Look through the data below and output, unchanged, every line from the one holding "Write the React, TypeScript" through the one holding "const yMarkTicks = [0, -1, -2, -3, -4];", inclusive. Skip the pictures.
----- DATASET CONTENT
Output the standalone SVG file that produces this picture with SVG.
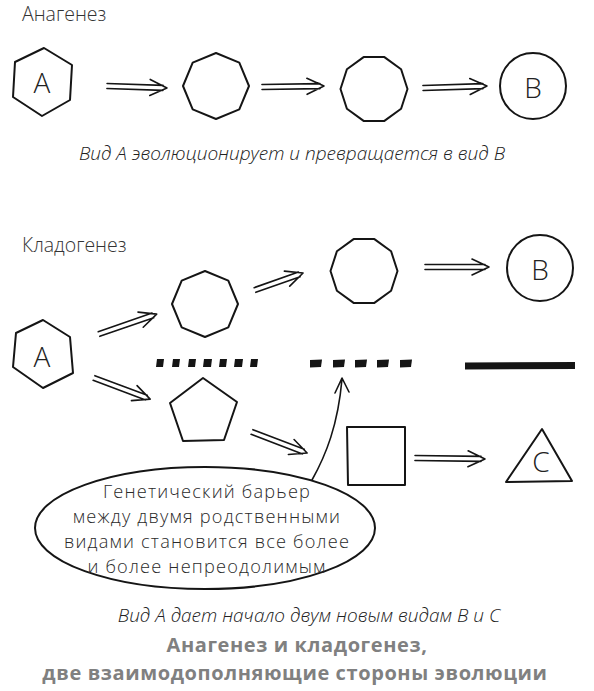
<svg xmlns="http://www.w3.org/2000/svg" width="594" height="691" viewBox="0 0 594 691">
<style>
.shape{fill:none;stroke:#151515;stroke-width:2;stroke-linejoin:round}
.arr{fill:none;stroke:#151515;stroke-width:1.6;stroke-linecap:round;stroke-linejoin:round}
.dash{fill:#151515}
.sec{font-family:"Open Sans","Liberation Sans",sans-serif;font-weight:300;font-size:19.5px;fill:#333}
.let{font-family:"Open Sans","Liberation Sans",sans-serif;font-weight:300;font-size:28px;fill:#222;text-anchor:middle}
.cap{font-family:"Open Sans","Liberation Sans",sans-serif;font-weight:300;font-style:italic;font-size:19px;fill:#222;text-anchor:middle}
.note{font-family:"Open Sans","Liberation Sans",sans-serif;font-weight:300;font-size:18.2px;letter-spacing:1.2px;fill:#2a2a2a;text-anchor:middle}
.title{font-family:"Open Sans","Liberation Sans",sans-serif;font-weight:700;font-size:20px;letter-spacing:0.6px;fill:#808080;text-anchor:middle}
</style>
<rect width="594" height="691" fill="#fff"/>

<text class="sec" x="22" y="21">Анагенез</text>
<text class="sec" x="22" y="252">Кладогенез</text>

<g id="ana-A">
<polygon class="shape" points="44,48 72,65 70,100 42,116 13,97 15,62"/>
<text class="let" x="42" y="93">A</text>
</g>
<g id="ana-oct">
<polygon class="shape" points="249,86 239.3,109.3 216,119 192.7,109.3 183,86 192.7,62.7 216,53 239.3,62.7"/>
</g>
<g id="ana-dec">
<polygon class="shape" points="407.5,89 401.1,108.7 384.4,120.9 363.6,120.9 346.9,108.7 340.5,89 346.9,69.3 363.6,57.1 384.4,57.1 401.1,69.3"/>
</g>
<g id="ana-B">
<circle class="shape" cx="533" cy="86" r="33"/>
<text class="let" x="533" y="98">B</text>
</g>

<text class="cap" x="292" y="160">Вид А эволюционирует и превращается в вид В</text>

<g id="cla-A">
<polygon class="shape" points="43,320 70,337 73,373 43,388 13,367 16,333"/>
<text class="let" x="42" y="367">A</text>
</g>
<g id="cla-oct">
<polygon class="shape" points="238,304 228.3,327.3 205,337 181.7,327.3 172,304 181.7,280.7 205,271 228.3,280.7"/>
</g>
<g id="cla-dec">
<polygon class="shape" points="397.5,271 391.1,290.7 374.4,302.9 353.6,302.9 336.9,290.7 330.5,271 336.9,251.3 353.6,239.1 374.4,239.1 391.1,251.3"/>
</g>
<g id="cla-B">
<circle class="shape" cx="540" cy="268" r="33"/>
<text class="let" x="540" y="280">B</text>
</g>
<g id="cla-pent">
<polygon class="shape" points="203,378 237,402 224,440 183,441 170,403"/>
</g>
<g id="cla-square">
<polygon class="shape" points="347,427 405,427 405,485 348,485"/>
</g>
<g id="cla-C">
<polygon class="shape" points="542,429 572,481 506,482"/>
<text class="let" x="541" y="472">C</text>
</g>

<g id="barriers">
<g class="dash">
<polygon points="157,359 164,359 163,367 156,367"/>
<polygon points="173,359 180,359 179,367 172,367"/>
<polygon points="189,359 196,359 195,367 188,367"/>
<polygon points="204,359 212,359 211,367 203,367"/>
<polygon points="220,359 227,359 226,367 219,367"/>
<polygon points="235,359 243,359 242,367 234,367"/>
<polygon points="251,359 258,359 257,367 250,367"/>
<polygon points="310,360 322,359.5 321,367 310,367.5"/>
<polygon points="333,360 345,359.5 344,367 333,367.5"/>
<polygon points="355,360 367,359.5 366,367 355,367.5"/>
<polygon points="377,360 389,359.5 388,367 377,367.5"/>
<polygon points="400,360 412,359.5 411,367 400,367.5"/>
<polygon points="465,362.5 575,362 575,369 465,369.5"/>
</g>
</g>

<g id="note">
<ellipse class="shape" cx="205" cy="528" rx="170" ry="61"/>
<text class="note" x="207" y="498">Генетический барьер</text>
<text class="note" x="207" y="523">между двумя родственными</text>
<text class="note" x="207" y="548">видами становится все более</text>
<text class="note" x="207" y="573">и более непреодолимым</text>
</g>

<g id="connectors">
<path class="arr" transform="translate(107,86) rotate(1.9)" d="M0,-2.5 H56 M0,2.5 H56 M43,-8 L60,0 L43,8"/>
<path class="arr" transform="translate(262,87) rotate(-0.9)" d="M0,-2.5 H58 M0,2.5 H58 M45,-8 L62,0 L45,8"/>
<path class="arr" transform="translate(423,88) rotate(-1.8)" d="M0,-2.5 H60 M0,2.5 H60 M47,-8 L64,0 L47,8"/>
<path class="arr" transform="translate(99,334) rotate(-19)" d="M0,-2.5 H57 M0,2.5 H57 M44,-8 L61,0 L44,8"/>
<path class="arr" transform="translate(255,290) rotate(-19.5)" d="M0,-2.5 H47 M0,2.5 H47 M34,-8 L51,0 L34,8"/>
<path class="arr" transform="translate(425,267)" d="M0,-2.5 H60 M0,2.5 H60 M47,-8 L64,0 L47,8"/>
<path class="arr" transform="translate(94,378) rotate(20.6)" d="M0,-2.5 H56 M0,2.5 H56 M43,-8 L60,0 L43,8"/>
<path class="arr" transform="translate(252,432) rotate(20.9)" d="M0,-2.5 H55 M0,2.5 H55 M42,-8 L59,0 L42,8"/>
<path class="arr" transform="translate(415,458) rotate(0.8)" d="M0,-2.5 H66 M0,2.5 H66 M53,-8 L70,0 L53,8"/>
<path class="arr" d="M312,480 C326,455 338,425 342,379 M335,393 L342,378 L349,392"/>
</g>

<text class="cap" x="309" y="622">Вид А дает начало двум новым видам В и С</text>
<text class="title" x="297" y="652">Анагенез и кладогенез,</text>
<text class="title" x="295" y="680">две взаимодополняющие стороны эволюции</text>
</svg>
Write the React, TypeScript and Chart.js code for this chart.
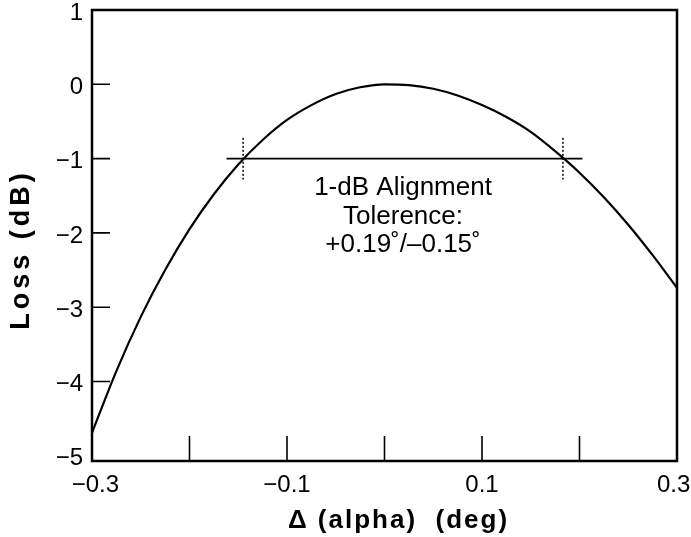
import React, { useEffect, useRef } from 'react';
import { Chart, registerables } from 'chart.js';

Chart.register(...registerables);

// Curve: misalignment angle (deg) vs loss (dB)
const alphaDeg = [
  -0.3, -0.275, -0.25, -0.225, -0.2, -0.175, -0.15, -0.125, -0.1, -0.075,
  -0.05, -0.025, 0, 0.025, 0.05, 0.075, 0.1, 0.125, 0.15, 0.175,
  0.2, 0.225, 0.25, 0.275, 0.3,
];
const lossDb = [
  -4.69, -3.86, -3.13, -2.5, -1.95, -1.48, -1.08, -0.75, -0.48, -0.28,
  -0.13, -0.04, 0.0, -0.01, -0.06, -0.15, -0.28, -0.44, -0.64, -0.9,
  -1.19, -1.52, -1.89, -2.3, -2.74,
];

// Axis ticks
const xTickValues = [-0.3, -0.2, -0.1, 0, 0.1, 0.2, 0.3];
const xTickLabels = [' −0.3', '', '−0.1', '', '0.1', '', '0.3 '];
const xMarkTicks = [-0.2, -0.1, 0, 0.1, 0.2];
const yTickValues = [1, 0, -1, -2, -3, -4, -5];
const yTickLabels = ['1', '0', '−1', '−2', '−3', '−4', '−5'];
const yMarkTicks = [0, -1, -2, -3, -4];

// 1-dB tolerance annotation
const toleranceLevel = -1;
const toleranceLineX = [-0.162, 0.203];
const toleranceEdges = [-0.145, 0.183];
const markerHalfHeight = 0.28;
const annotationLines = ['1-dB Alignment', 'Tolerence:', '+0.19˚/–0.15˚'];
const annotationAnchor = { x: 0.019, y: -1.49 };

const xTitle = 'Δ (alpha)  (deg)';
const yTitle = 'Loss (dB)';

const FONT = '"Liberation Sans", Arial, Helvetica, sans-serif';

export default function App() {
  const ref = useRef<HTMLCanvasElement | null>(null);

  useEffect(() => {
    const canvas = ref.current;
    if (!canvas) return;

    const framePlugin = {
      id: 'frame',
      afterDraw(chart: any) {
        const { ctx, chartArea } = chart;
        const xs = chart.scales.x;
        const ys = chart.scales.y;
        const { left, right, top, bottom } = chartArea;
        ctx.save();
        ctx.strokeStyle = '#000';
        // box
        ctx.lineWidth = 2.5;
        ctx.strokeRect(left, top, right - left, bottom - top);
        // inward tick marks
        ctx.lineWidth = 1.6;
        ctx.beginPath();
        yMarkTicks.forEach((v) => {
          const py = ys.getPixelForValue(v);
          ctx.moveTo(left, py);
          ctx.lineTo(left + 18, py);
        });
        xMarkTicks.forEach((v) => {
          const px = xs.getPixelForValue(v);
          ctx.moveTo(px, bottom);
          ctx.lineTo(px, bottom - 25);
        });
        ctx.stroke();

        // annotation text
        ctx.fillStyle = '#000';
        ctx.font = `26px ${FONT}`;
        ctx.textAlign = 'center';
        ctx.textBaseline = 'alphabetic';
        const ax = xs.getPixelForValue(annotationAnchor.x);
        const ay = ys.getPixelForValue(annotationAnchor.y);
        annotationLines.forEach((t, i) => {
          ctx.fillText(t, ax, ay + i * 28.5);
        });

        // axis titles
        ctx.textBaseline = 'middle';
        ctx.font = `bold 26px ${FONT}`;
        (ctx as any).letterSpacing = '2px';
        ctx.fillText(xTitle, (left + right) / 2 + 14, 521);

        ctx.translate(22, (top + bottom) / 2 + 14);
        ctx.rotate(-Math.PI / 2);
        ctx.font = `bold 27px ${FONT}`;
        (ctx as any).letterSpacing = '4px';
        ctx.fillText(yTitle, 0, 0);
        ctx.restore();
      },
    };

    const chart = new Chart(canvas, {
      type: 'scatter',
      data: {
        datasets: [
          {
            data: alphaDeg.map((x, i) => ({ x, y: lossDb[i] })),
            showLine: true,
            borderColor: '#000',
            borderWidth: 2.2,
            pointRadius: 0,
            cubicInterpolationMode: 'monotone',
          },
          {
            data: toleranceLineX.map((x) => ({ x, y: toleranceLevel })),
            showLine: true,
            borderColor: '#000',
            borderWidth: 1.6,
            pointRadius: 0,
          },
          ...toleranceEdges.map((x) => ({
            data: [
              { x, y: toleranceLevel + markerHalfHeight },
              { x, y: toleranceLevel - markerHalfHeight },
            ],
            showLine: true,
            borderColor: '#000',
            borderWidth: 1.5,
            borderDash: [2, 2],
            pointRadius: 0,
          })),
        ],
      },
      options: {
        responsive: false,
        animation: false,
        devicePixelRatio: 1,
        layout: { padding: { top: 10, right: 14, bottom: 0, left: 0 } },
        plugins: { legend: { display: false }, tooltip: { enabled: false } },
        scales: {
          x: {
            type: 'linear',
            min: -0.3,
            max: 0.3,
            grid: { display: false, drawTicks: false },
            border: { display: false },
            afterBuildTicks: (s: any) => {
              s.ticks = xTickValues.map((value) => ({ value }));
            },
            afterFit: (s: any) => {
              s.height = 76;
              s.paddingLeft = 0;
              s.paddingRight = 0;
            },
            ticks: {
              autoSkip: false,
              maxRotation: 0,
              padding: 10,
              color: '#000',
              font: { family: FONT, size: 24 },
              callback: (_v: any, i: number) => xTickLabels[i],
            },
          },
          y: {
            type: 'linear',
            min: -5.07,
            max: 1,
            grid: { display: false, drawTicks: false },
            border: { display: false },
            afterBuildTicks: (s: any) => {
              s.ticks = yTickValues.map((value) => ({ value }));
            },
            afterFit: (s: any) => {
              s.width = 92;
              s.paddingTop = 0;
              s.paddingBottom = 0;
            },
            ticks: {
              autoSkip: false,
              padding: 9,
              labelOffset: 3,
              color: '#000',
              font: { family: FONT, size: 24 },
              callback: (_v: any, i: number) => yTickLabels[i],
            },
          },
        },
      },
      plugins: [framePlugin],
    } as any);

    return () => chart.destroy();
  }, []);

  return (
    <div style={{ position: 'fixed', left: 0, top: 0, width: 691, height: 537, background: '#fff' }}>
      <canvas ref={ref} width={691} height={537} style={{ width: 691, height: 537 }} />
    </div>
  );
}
----------
- REPLY:
Write the React, TypeScript and Chart.js code for this chart.
import React, { useEffect, useRef } from 'react';
import { Chart, registerables } from 'chart.js';

Chart.register(...registerables);

// Curve: misalignment angle (deg) vs loss (dB)
const alphaDeg = [
  -0.3, -0.275, -0.25, -0.225, -0.2, -0.175, -0.15, -0.125, -0.1, -0.075,
  -0.05, -0.025, 0, 0.025, 0.05, 0.075, 0.1, 0.125, 0.15, 0.175,
  0.2, 0.225, 0.25, 0.275, 0.3,
];
const lossDb = [
  -4.69, -3.86, -3.13, -2.5, -1.95, -1.48, -1.08, -0.75, -0.48, -0.28,
  -0.13, -0.04, 0.0, -0.01, -0.06, -0.15, -0.28, -0.44, -0.64, -0.9,
  -1.19, -1.52, -1.89, -2.3, -2.74,
];

// Axis ticks
const xTickValues = [-0.3, -0.2, -0.1, 0, 0.1, 0.2, 0.3];
const xTickLabels = [' −0.3', '', '−0.1', '', '0.1', '', '0.3 '];
const xMarkTicks = [-0.2, -0.1, 0, 0.1, 0.2];
const yTickValues = [1, 0, -1, -2, -3, -4, -5];
const yTickLabels = ['1', '0', '−1', '−2', '−3', '−4', '−5'];
const yMarkTicks = [0, -1, -2, -3, -4];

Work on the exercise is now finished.